======== WORKING DATA ========

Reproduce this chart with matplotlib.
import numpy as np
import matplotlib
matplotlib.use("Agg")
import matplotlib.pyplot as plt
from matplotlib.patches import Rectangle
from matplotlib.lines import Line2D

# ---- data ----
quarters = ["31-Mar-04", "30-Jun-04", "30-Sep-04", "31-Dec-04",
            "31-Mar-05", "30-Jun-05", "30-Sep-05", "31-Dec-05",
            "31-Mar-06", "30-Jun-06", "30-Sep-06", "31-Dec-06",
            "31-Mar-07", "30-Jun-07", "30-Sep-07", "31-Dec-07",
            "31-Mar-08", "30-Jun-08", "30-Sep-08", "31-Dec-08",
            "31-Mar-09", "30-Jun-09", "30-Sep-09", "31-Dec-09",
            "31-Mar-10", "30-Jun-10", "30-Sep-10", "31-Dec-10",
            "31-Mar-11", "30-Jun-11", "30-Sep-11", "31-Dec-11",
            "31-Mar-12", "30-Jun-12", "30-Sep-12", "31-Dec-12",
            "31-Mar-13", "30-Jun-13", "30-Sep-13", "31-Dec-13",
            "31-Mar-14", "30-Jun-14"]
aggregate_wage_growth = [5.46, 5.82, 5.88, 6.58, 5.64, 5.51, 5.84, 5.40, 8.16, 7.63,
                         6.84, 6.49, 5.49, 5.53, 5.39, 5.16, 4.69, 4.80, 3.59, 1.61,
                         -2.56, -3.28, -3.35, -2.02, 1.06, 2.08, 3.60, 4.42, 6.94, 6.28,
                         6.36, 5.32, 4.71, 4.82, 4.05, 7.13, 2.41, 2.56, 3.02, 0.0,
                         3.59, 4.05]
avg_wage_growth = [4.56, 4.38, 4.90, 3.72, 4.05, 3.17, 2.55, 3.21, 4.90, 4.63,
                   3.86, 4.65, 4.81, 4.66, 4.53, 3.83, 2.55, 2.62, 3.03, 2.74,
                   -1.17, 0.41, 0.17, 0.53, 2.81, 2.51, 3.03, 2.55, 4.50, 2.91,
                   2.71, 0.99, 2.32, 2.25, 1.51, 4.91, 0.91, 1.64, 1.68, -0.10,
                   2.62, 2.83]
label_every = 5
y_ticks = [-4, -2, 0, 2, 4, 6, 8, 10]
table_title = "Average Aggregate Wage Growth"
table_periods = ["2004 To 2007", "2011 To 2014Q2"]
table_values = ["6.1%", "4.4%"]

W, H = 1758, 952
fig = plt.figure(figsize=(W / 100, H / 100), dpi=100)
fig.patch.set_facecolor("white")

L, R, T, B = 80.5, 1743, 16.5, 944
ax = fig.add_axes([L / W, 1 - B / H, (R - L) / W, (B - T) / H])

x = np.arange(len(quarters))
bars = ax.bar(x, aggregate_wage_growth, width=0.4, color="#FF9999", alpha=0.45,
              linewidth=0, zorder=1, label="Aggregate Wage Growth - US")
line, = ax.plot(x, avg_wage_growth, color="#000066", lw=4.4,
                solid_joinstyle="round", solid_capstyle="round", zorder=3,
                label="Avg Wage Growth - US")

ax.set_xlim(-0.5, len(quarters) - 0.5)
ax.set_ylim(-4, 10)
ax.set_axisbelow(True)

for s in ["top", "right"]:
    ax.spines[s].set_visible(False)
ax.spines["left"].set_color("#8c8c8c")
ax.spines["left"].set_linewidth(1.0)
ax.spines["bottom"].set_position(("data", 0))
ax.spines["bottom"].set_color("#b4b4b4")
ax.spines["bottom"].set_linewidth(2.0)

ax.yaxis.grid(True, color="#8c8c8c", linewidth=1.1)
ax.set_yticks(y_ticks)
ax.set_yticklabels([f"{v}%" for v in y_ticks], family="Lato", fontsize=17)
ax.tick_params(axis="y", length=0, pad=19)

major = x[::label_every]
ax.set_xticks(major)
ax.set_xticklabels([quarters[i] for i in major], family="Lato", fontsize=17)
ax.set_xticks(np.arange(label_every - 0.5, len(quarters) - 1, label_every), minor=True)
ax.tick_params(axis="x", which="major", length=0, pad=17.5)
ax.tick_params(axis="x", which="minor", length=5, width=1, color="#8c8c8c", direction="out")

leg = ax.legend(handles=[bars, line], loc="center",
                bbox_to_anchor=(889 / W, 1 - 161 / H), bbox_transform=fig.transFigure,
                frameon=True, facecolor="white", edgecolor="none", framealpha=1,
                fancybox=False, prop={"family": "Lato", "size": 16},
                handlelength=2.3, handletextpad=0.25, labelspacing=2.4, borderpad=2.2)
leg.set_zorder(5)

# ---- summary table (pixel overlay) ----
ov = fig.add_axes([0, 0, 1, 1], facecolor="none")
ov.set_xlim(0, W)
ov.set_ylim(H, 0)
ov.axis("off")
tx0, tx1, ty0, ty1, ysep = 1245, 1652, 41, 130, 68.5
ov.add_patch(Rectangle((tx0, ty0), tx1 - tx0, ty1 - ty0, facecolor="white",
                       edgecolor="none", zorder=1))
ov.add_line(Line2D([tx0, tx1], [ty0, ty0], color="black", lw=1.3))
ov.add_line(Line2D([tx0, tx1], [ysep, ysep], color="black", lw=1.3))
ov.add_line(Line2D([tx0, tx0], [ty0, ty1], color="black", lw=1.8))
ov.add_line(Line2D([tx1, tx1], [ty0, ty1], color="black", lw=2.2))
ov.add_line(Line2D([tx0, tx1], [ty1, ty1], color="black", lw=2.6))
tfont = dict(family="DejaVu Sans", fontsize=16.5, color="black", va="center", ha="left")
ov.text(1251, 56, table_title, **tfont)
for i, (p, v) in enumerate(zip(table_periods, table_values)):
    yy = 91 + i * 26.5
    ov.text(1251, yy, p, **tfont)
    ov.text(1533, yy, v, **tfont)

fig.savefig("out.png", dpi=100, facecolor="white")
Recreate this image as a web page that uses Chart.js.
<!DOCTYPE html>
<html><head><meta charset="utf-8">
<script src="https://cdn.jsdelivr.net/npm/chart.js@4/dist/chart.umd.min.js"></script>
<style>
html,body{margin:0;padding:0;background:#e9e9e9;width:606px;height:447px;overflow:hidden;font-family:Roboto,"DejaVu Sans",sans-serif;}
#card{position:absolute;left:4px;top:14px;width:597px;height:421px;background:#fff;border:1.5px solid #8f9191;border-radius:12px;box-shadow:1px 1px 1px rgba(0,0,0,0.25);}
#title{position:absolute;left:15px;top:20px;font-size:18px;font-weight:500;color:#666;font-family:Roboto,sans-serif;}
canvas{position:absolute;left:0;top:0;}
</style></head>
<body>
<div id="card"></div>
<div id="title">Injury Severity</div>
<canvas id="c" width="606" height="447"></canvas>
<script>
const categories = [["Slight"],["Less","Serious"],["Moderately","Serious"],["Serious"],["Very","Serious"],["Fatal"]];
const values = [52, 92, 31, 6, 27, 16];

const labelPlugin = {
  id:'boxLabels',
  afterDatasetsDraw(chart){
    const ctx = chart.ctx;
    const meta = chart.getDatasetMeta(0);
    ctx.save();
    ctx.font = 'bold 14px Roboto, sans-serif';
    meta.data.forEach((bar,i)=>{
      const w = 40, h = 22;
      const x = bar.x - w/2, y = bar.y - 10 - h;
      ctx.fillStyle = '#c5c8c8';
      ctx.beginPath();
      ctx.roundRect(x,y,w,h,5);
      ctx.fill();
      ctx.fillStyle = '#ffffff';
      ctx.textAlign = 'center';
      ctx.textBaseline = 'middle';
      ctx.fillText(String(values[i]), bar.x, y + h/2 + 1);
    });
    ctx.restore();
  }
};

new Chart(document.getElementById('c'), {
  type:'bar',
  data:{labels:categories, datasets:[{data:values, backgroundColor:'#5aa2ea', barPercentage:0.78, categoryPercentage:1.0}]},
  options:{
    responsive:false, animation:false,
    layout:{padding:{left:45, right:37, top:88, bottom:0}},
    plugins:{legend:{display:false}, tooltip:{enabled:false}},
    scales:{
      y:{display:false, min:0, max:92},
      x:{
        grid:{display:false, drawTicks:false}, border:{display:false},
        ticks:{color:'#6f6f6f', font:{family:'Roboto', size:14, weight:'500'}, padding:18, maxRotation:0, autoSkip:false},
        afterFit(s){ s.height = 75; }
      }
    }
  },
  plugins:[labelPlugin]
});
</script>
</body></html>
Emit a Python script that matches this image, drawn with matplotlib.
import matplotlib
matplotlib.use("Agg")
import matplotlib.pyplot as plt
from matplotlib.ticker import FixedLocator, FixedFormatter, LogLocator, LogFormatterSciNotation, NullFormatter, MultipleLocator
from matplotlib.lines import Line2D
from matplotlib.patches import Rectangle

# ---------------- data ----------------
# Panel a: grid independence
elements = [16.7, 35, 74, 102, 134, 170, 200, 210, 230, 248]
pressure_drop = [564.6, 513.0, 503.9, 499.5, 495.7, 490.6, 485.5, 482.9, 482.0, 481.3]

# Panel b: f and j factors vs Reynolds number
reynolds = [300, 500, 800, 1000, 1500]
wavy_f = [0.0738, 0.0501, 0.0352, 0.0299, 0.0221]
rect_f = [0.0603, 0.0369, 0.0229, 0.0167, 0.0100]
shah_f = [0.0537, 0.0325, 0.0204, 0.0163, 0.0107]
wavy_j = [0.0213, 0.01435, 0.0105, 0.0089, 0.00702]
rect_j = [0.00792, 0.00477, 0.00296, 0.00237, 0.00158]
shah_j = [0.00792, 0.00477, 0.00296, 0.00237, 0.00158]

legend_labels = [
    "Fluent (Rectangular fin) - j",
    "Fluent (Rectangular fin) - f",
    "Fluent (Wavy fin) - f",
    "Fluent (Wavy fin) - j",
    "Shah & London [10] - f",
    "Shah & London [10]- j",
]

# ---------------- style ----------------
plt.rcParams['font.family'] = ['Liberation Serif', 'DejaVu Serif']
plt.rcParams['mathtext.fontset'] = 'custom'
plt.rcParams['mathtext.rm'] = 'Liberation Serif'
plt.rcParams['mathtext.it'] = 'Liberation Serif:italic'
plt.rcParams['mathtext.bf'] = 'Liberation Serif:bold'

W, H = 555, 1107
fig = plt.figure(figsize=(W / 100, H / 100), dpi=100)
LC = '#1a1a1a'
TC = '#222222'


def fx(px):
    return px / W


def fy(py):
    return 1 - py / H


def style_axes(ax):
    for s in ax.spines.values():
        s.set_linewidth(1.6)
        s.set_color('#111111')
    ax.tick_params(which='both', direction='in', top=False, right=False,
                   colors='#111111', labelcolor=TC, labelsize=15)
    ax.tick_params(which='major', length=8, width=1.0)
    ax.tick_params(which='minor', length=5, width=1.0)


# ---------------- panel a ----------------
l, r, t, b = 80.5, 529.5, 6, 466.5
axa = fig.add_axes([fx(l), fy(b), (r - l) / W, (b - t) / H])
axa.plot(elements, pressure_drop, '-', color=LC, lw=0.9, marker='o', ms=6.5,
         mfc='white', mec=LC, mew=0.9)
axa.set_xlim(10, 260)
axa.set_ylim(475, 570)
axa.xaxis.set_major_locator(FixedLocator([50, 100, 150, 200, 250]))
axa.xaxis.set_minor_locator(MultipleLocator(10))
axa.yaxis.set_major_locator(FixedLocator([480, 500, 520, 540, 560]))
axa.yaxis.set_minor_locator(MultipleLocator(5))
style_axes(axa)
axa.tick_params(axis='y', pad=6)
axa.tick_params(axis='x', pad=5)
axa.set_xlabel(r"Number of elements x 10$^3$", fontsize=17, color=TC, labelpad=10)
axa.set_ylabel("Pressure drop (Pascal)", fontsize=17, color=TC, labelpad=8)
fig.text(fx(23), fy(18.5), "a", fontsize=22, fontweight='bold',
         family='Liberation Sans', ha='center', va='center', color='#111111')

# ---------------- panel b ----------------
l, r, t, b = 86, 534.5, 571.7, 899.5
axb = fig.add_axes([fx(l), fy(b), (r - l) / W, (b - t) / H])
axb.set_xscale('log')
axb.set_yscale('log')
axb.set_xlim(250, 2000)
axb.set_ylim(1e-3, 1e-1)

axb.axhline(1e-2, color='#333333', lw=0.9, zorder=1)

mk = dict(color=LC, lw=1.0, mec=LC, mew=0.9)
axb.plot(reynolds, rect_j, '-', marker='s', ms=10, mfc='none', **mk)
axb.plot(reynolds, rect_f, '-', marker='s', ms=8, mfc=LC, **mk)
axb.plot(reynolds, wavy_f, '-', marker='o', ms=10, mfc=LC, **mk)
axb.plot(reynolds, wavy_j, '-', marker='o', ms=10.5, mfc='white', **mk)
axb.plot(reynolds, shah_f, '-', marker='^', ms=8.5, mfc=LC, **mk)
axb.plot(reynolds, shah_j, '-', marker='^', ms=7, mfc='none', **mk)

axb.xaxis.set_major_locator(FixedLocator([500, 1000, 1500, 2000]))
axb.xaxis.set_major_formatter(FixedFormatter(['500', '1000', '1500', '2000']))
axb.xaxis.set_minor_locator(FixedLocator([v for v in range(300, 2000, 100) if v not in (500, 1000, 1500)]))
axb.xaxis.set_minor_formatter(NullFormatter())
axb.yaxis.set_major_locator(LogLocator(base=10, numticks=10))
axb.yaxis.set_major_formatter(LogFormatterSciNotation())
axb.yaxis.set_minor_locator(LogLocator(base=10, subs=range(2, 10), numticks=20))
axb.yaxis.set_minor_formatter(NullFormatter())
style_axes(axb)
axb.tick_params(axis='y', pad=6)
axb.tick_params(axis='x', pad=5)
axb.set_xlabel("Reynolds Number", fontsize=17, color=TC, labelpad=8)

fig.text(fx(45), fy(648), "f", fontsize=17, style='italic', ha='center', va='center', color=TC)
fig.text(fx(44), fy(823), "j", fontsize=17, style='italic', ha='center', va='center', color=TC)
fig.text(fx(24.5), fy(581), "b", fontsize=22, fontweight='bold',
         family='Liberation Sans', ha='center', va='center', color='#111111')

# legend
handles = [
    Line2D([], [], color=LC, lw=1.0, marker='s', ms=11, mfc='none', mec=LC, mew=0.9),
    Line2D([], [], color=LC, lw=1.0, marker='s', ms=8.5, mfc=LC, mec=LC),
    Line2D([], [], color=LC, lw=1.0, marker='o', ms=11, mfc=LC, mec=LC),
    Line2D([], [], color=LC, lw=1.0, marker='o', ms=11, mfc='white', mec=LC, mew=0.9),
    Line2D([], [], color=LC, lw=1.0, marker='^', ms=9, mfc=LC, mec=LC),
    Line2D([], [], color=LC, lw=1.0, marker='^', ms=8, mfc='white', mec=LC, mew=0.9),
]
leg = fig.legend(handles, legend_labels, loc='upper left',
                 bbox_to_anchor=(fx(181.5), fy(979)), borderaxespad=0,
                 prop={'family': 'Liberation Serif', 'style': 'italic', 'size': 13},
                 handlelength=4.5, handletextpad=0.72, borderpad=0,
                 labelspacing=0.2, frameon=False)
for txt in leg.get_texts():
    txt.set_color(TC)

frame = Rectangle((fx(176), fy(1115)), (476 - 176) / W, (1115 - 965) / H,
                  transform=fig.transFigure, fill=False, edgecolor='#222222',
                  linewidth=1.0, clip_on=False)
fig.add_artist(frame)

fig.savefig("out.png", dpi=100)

========

**DESCRIPTION OF THE TASK:** Output exactly one stretch of the listing: from the line containing "Emit a Python" through the line containing "return px / W", both end lines included.

**ANSWER:**
Emit a Python script that matches this image, drawn with matplotlib.
import matplotlib
matplotlib.use("Agg")
import matplotlib.pyplot as plt
from matplotlib.ticker import FixedLocator, FixedFormatter, LogLocator, LogFormatterSciNotation, NullFormatter, MultipleLocator
from matplotlib.lines import Line2D
from matplotlib.patches import Rectangle

# ---------------- data ----------------
# Panel a: grid independence
elements = [16.7, 35, 74, 102, 134, 170, 200, 210, 230, 248]
pressure_drop = [564.6, 513.0, 503.9, 499.5, 495.7, 490.6, 485.5, 482.9, 482.0, 481.3]

# Panel b: f and j factors vs Reynolds number
reynolds = [300, 500, 800, 1000, 1500]
wavy_f = [0.0738, 0.0501, 0.0352, 0.0299, 0.0221]
rect_f = [0.0603, 0.0369, 0.0229, 0.0167, 0.0100]
shah_f = [0.0537, 0.0325, 0.0204, 0.0163, 0.0107]
wavy_j = [0.0213, 0.01435, 0.0105, 0.0089, 0.00702]
rect_j = [0.00792, 0.00477, 0.00296, 0.00237, 0.00158]
shah_j = [0.00792, 0.00477, 0.00296, 0.00237, 0.00158]

legend_labels = [
    "Fluent (Rectangular fin) - j",
    "Fluent (Rectangular fin) - f",
    "Fluent (Wavy fin) - f",
    "Fluent (Wavy fin) - j",
    "Shah & London [10] - f",
    "Shah & London [10]- j",
]

# ---------------- style ----------------
plt.rcParams['font.family'] = ['Liberation Serif', 'DejaVu Serif']
plt.rcParams['mathtext.fontset'] = 'custom'
plt.rcParams['mathtext.rm'] = 'Liberation Serif'
plt.rcParams['mathtext.it'] = 'Liberation Serif:italic'
plt.rcParams['mathtext.bf'] = 'Liberation Serif:bold'

W, H = 555, 1107
fig = plt.figure(figsize=(W / 100, H / 100), dpi=100)
LC = '#1a1a1a'
TC = '#222222'


def fx(px):
    return px / W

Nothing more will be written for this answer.